Speaking in Edgbaston in 1974, Keith Joseph notoriously talked about the undesirability of children being born to ‘mothers who were first pregnant in adolescence in social classes 4 and 5’; Johnson is too calculating not to know that people would make the connection, but he’s safe on the actual words in context, as Joseph was not. As ever, when Johnson sets out to offend – from piccaninnies to the people of Liverpool – he aims for people who can’t hurt or will never vote for him. Since the chancellor has taken pains to deny he ever described one of his colleagues as ‘just not clever enough’, Johnson knows he’s on safe ground as far as arrogance goes.
Disgruntled, underemployed, precarious Conservative MPs have another problem, too. The party’s membership has halved since Cameron became leader. Grant Shapps, the party chairman, recently wrote to MPs to say that they should aim to convert 3 per cent of their voters into party members; only three Conservative Associations meet that target at the moment. Rich individuals and corporate donations pay for the party now. Last month, Johnson included the super-rich in his list of ‘put-upon’ minorities. And in the same radio interview in which he fluffed the IQ questions (it would have been rather worse if he’d aced them), he revealed that in six years of being mayor, he has never met Bob Crow, the leader of the RMT. Transport for London and the mayor recently announced plans for the tube to run 24 hours on a few lines at the weekend in 2015; at the same time, every single ticket office on the network will close. It was a clever announcement, which sets the interests of different Londoners and workers against each other, and Johnson will have many opportunities to pose as a union breaker, at very little cost. It’s no coincidence that the third union leader from the past he chose to mention was (the rather moderate) Jimmy Knapp of the RMT.

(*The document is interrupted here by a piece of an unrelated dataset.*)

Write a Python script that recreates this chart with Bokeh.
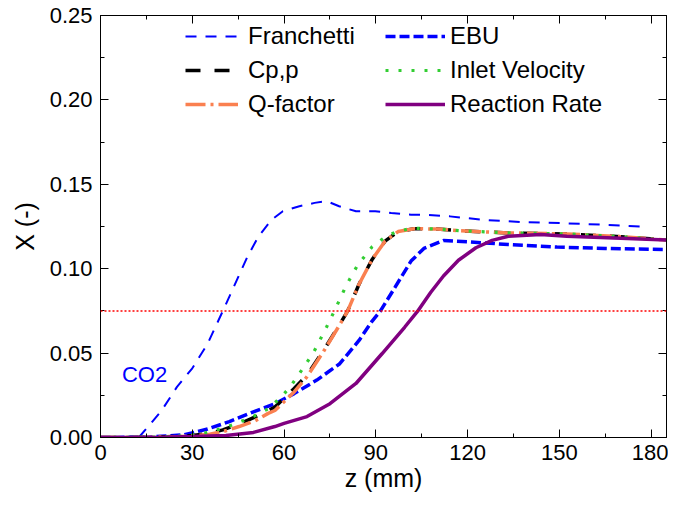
from bokeh.plotting import figure
from bokeh.models import (Range1d, LinearAxis, Legend, LegendItem, FixedTicker,
                          NumeralTickFormatter, Span, Label)
from bokeh.embed import file_html
from bokeh.resources import INLINE

# ---------------- data ----------------
z_fr = [12.5, 15.6, 20, 25, 30, 35, 40, 45, 48, 51.6, 55.9, 59.6, 65, 70, 73.9,
        78, 83.5, 89.8, 95, 101.5, 105.7, 114.2, 124.8, 137.5, 150.3, 165, 177]
x_fr = [0.0, 0.0065, 0.016, 0.030, 0.041, 0.0555, 0.075, 0.095, 0.107, 0.119, 0.129,
        0.134, 0.137, 0.139, 0.140, 0.137, 0.134, 0.134, 0.133, 0.132, 0.132, 0.131,
        0.129, 0.1276, 0.127, 0.126, 0.125]

z_ebu = [0, 15, 27.3, 35, 42.1, 50, 57, 63.3, 70.7, 78.2, 84.5, 88.8, 91.4, 96.2,
         101.5, 105.7, 112.1, 120.6, 133.3, 149.2, 165, 185]
x_ebu = [0, 0.0002, 0.0016, 0.005, 0.0094, 0.0152, 0.020, 0.026, 0.034, 0.0437,
         0.0575, 0.069, 0.0747, 0.0888, 0.1045, 0.112, 0.1167, 0.1159, 0.1143,
         0.1128, 0.112, 0.1114]

z_cp = [0, 15, 25, 30, 35.7, 40, 45.3, 50.6, 57, 63.3, 67.5, 72.9, 77.6, 80.8, 84.5,
        88.8, 93, 97.3, 102.5, 110, 117.4, 133.3, 152.4, 170, 185]
x_cp = [0, 0.0001, 0.0006, 0.0012, 0.0025, 0.0045, 0.0080, 0.0122, 0.018, 0.029,
        0.0369, 0.0516, 0.0653, 0.075, 0.0908, 0.1055, 0.1163, 0.122, 0.1237,
        0.1235, 0.1225, 0.1212, 0.1206, 0.119, 0.117]

z_iv = [0, 15, 25, 30, 35, 40, 45, 50, 54.8, 59.1, 62, 66.5, 69.7, 73.9, 76.6, 80.3,
        84, 88.8, 92.5, 96.7, 102, 110, 117.4, 133.3, 152.4, 170, 185]
x_iv = [0, 0.0001, 0.0007, 0.0014, 0.003, 0.0055, 0.0088, 0.0125, 0.017, 0.024,
        0.030, 0.0418, 0.0506, 0.0655, 0.0755, 0.090, 0.102, 0.113, 0.118, 0.122,
        0.124, 0.1235, 0.1225, 0.1212, 0.1206, 0.119, 0.117]

z_qf = [0, 15, 25, 30, 35.7, 40, 45.3, 50.6, 54.8, 57, 63.3, 67.5, 72.9, 77.6, 80.8,
        84.5, 88.8, 93, 97.3, 102.5, 110, 117.4, 133.3, 152.4, 170, 185]
x_qf = [0, 0.0001, 0.0005, 0.0010, 0.0020, 0.0035, 0.0065, 0.010, 0.0143, 0.016,
        0.027, 0.0360, 0.0510, 0.0650, 0.075, 0.0908, 0.1055, 0.1163, 0.122, 0.1237,
        0.1235, 0.1225, 0.1212, 0.1206, 0.119, 0.117]

z_rr = [0, 20, 30, 41, 50, 57, 60, 67.5, 75, 83.5, 92, 99.4, 103.6, 107.9, 112.1,
        117, 122.7, 128, 133.3, 143.9, 152.4, 170, 185]
x_rr = [0, 0.0002, 0.0006, 0.0012, 0.003, 0.0065, 0.0084, 0.0124, 0.020, 0.032,
        0.0496, 0.0653, 0.0747, 0.0859, 0.0957, 0.105, 0.1124, 0.1168, 0.1192,
        0.1202, 0.1192, 0.118, 0.117]

threshold = 0.075
x_ticks = [0, 30, 60, 90, 120, 150, 180]
y_ticks = [0.00, 0.05, 0.10, 0.15, 0.20, 0.25]
series_labels = ["Franchetti", "EBU", "Cp,p", "Inlet Velocity", "Q-factor", "Reaction Rate"]
annotation = "CO2"

FONT = "Liberation Sans"

p = figure(width=668, height=494, output_backend="svg", toolbar_location=None,
           x_range=Range1d(0, 185), y_range=Range1d(0, 0.25),
           min_border_left=100, min_border_right=2, min_border_top=15, min_border_bottom=56,
           x_axis_label="z (mm)", y_axis_label="X (-)")
p.grid.visible = False
p.outline_line_color = "black"
p.outline_line_width = 1


def style_axis(ax, ticks, minor, show_labels=True):
    ax.ticker = FixedTicker(ticks=ticks, minor_ticks=minor)
    ax.axis_line_color = "black"
    ax.axis_line_width = 1
    ax.major_tick_in = 8
    ax.major_tick_out = 0
    ax.minor_tick_in = 4
    ax.minor_tick_out = 0
    ax.major_tick_line_color = "black"
    ax.minor_tick_line_color = "black"
    ax.major_label_text_font = FONT
    ax.major_label_text_font_size = "22px"
    ax.major_label_text_color = "black"
    ax.axis_label_text_font = FONT
    ax.axis_label_text_font_size = "25px"
    ax.axis_label_text_font_style = "normal"
    ax.axis_label_text_color = "black"
    if not show_labels:
        ax.major_label_overrides = {t: "" for t in ticks}
        ax.major_label_standoff = 0


x_minor = [v + 15 for v in x_ticks]
y_minor = [round(v + 0.025, 3) for v in y_ticks[:-1]]

for ax in p.xaxis:
    style_axis(ax, x_ticks, x_minor)
    ax.major_label_standoff = 7
    ax.axis_label_standoff = 1
for ax in p.yaxis:
    style_axis(ax, y_ticks, y_minor)
    ax.formatter = NumeralTickFormatter(format="0.00")
    ax.major_label_standoff = 8
    ax.axis_label_standoff = 8

top = LinearAxis()
style_axis(top, x_ticks, x_minor, show_labels=False)
p.add_layout(top, "above")
right = LinearAxis()
style_axis(right, y_ticks, y_minor, show_labels=False)
p.add_layout(right, "right")

# threshold line
p.add_layout(Span(location=threshold, dimension="width", line_color="#FF0000",
                  line_width=1.5, line_dash="2 2"))

r_fr = p.line(z_fr, x_fr, line_color="#0000FF", line_width=2, line_dash="11 9")
r_ebu = p.line(z_ebu, x_ebu, line_color="#0000FF", line_width=3.5, line_dash="10 4")
r_cp = p.line(z_cp, x_cp, line_color="black", line_width=3.5, line_dash="15 14")
r_qf = p.line(z_qf, x_qf, line_color="#FA8050", line_width=3.5, line_dash="20 5 3 5")
r_iv = p.line(z_iv, x_iv, line_color="#32CD32", line_width=3.2, line_dash="3 10")
r_rr = p.line(z_rr, x_rr, line_color="#800080", line_width=3.5)

p.add_layout(Label(x=7, y=0.0376, text=annotation, text_color="#0000FF",
                   text_font=FONT, text_font_size="22px", text_baseline="middle",
                   text_align="left"))


def make_legend(items, loc, gw, standoff):
    return Legend(items=items, location=loc, orientation="vertical",
                  border_line_color=None, background_fill_alpha=0,
                  padding=0, margin=0, spacing=6,
                  glyph_width=gw, glyph_height=24, label_height=24,
                  label_standoff=standoff,
                  label_text_font=FONT, label_text_font_size="24px",
                  label_text_color="black")


leg1 = make_legend([LegendItem(label=series_labels[0], renderers=[r_fr]),
                    LegendItem(label=series_labels[2], renderers=[r_cp]),
                    LegendItem(label=series_labels[4], renderers=[r_qf])],
                   (85, 319), 53, 10)
leg2 = make_legend([LegendItem(label=series_labels[1], renderers=[r_ebu]),
                    LegendItem(label=series_labels[3], renderers=[r_iv]),
                    LegendItem(label=series_labels[5], renderers=[r_rr])],
                   (285, 319), 60, 5)
p.add_layout(leg1, "center")
p.add_layout(leg2, "center")

open("out.html", "w").write(file_html(p, INLINE))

It’s hard to see why Johnson would risk standing as an MP at the next election, when the result for him is so unpredictable. There’s a curious ambiguity in the rules for Conservative leadership elections. They’re clear about the process and who can vote, but nowhere explicitly state that you have to be an MP to be nominated. Party leaders have been elected since 1965; before that they ‘emerged’ after discussions among the grandees. The more open system was introduced by Alec Douglas-Home following his own not entirely popular emergence. Douglas-Home was leader without a seat in Parliament for three weeks between resigning his peerage and winning the Kinross and West Perthshire by-election. If Johnson were elected leader of the party without a seat in the Commons, one obliging supporter or another could no doubt be prevailed on to shuffle over to make room for him.